▸ TO DO:
Can you output, word for word, the lines between the one holding "Reproduce this chart with Bokeh." and the one holding "1.11e-7, 8.5e-8]", inclusive, leaving out any pictures?

Plotting code records:
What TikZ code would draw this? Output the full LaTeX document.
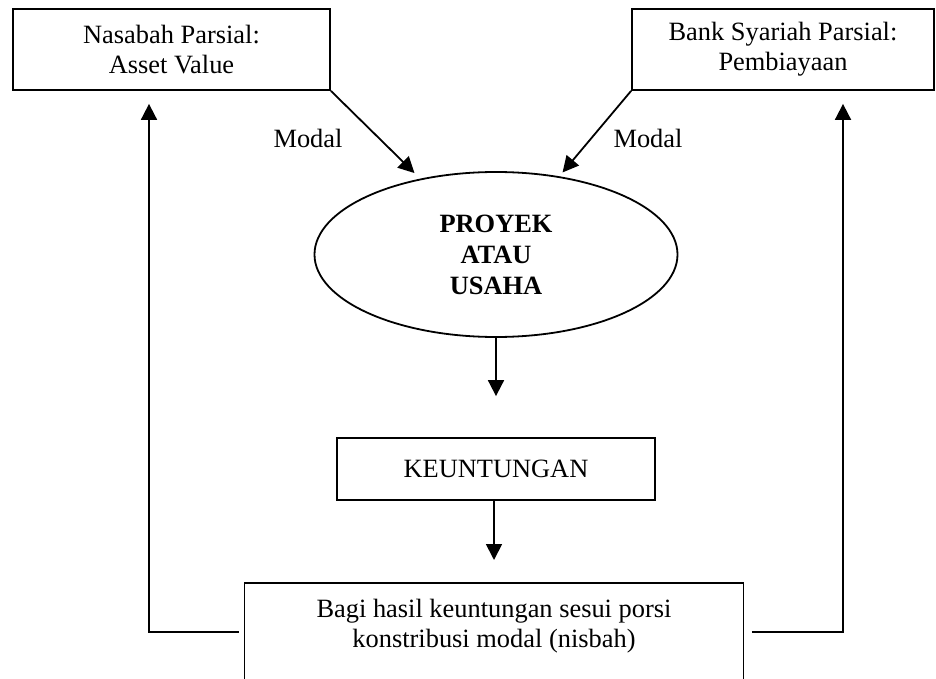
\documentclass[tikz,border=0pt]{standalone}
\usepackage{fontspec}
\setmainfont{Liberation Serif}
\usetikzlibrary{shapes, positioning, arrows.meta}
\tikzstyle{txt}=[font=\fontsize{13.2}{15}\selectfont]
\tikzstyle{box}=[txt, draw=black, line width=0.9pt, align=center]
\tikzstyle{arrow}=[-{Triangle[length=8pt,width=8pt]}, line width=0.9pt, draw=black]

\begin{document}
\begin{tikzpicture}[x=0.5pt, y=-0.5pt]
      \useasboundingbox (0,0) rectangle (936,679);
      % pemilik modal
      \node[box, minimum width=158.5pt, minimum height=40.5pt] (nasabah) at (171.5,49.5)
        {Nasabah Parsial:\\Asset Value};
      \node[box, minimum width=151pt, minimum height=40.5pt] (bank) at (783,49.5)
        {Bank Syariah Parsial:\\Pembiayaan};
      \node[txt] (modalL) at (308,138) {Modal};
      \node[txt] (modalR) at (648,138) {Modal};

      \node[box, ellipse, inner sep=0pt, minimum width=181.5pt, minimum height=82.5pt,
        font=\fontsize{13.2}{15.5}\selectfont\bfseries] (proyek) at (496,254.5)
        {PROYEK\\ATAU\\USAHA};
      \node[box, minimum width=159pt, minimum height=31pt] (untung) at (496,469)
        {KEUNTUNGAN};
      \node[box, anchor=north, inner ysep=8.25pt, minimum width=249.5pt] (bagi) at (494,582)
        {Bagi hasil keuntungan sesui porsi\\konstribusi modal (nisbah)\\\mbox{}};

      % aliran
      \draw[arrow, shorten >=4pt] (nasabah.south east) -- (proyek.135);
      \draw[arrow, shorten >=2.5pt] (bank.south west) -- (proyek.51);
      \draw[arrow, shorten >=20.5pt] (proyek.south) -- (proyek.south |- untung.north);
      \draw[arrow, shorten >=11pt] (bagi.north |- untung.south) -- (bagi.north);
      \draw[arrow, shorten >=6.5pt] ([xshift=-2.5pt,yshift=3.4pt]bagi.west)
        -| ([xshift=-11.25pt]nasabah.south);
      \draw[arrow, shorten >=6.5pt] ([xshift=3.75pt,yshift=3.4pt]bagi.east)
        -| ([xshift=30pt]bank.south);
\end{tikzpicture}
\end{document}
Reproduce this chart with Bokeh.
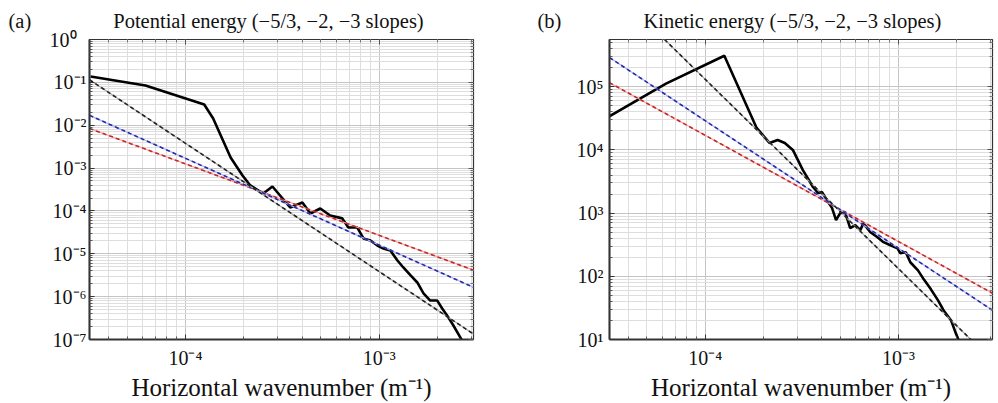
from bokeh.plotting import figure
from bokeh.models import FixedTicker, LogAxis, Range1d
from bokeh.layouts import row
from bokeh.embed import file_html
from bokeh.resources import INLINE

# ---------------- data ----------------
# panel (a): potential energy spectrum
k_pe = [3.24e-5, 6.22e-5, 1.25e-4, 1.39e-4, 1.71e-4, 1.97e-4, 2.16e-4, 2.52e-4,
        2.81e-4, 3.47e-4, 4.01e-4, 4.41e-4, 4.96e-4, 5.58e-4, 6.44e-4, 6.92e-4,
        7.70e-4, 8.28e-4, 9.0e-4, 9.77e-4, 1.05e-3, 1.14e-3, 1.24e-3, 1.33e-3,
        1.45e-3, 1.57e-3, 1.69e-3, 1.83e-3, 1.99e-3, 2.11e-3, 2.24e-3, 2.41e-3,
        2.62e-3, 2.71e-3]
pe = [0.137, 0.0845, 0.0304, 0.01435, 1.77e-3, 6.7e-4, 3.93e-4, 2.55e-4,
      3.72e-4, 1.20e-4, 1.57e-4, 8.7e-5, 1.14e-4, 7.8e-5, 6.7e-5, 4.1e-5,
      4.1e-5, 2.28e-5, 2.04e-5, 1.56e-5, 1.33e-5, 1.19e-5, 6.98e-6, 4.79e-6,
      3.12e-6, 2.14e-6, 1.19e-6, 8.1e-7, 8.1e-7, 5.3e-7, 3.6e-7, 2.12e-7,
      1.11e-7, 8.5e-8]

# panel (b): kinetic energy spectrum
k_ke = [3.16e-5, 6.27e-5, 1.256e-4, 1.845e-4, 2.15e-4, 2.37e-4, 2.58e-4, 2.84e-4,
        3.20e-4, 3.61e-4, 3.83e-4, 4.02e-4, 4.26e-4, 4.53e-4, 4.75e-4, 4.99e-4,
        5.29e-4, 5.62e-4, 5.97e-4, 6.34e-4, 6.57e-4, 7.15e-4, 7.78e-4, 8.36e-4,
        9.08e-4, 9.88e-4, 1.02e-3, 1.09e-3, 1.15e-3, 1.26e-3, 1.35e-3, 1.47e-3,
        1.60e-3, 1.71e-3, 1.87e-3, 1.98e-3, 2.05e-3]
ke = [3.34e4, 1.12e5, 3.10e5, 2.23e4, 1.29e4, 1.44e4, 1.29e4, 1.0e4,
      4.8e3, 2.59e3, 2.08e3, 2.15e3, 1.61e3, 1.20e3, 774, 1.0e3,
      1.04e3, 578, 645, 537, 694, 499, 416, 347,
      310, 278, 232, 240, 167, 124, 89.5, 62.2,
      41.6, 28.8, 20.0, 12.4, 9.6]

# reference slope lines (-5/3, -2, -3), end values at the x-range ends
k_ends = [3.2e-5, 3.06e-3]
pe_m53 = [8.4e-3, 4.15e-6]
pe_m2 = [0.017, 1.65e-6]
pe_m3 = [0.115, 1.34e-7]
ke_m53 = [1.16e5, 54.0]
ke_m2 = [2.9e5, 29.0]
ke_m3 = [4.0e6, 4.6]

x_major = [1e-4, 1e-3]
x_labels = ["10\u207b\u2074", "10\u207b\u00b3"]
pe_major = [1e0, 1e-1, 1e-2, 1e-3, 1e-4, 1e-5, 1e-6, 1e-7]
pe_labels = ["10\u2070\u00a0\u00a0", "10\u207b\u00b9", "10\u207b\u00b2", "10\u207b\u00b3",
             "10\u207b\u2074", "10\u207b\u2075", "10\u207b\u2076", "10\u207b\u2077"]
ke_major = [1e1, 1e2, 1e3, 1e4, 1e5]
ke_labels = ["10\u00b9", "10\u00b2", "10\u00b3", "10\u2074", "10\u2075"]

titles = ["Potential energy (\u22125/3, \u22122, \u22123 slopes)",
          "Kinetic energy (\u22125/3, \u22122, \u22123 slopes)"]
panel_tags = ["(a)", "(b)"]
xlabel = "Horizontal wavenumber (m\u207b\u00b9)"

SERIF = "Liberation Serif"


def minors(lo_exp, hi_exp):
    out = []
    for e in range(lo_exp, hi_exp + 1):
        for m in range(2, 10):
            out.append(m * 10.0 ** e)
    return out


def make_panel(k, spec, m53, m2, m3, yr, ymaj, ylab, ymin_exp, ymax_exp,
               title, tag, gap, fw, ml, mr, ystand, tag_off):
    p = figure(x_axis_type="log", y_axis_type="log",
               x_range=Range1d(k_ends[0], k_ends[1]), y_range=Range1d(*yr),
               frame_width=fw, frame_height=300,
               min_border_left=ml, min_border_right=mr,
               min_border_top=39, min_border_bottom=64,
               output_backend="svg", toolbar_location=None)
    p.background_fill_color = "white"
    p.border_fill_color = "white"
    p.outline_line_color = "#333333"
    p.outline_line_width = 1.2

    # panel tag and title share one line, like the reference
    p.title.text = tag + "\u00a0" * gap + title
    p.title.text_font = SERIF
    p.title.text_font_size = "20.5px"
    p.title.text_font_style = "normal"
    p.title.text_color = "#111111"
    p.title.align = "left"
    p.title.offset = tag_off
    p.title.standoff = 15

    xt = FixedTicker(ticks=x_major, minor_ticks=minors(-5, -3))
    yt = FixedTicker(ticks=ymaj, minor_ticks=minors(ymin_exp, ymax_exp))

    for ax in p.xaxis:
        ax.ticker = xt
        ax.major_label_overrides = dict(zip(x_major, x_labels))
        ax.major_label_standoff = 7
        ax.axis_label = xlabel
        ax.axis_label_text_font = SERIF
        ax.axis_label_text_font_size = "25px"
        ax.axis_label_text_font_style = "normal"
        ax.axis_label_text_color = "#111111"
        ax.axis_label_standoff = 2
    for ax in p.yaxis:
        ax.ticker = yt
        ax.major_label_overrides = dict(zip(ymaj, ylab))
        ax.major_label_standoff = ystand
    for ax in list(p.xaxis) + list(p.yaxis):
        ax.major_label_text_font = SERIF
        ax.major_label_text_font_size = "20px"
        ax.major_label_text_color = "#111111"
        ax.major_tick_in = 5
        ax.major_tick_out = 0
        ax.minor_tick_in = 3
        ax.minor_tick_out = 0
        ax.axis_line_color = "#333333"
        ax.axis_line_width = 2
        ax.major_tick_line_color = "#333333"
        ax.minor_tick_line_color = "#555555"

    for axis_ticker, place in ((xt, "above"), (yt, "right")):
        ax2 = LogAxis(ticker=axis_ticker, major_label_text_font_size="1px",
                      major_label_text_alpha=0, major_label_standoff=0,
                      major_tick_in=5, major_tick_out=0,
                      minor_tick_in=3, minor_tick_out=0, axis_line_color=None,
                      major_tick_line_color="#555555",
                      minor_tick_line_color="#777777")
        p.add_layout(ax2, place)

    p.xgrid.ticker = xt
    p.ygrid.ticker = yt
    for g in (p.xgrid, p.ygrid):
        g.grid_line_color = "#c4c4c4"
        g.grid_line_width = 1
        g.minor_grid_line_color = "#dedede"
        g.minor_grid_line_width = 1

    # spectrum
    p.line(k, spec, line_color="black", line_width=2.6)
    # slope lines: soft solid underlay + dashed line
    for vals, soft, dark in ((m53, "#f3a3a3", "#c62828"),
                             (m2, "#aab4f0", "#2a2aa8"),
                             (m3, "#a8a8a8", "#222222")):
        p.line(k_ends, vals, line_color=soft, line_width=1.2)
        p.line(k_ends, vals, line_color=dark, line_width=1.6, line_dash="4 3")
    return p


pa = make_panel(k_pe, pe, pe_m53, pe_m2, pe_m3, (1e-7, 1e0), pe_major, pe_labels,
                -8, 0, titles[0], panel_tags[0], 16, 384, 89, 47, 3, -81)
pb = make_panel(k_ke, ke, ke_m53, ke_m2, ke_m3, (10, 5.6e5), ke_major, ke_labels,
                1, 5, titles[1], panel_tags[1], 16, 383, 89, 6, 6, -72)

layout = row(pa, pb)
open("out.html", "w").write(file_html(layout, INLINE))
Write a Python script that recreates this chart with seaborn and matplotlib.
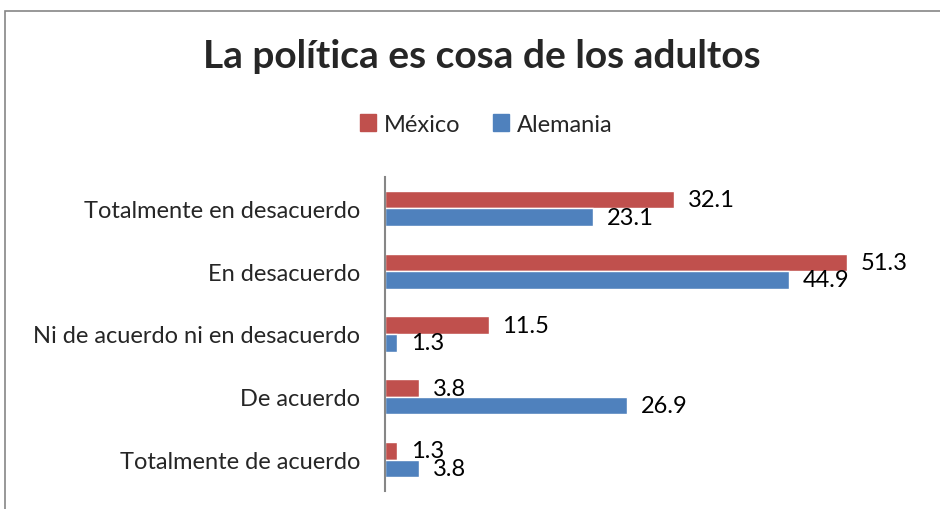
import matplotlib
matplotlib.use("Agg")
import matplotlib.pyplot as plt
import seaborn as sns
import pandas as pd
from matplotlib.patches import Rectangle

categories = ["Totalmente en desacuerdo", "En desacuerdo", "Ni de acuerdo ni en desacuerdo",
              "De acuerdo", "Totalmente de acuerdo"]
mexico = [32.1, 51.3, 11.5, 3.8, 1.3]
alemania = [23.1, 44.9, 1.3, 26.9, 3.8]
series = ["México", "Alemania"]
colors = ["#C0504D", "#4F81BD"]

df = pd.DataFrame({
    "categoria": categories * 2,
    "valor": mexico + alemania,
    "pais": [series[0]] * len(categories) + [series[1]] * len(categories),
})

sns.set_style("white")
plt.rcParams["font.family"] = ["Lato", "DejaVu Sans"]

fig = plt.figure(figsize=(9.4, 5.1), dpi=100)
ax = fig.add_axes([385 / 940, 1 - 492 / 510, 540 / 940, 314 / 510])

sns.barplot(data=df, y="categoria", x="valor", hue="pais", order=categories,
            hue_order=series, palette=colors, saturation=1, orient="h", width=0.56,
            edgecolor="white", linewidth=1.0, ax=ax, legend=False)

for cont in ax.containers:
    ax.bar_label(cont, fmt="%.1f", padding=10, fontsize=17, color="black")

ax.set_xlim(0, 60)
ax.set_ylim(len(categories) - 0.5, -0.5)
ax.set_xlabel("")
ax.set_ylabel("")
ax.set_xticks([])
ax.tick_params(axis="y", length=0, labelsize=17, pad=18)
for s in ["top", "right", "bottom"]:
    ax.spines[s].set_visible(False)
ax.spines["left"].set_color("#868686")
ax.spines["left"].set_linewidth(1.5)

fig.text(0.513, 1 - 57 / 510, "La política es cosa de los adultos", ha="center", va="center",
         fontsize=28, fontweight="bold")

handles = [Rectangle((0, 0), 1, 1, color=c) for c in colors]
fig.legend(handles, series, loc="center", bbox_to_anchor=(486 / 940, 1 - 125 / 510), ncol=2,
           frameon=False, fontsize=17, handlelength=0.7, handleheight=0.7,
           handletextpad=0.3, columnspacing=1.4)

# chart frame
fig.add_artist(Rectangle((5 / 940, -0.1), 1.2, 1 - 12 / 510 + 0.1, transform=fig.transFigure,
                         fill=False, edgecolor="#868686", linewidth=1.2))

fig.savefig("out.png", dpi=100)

▸ EXERCISE ANSWER:
Reproduce this chart with Bokeh.
from bokeh.plotting import figure
from bokeh.models import FixedTicker, LogAxis, Range1d
from bokeh.layouts import row
from bokeh.embed import file_html
from bokeh.resources import INLINE

# ---------------- data ----------------
# panel (a): potential energy spectrum
k_pe = [3.24e-5, 6.22e-5, 1.25e-4, 1.39e-4, 1.71e-4, 1.97e-4, 2.16e-4, 2.52e-4,
        2.81e-4, 3.47e-4, 4.01e-4, 4.41e-4, 4.96e-4, 5.58e-4, 6.44e-4, 6.92e-4,
        7.70e-4, 8.28e-4, 9.0e-4, 9.77e-4, 1.05e-3, 1.14e-3, 1.24e-3, 1.33e-3,
        1.45e-3, 1.57e-3, 1.69e-3, 1.83e-3, 1.99e-3, 2.11e-3, 2.24e-3, 2.41e-3,
        2.62e-3, 2.71e-3]
pe = [0.137, 0.0845, 0.0304, 0.01435, 1.77e-3, 6.7e-4, 3.93e-4, 2.55e-4,
      3.72e-4, 1.20e-4, 1.57e-4, 8.7e-5, 1.14e-4, 7.8e-5, 6.7e-5, 4.1e-5,
      4.1e-5, 2.28e-5, 2.04e-5, 1.56e-5, 1.33e-5, 1.19e-5, 6.98e-6, 4.79e-6,
      3.12e-6, 2.14e-6, 1.19e-6, 8.1e-7, 8.1e-7, 5.3e-7, 3.6e-7, 2.12e-7,
      1.11e-7, 8.5e-8]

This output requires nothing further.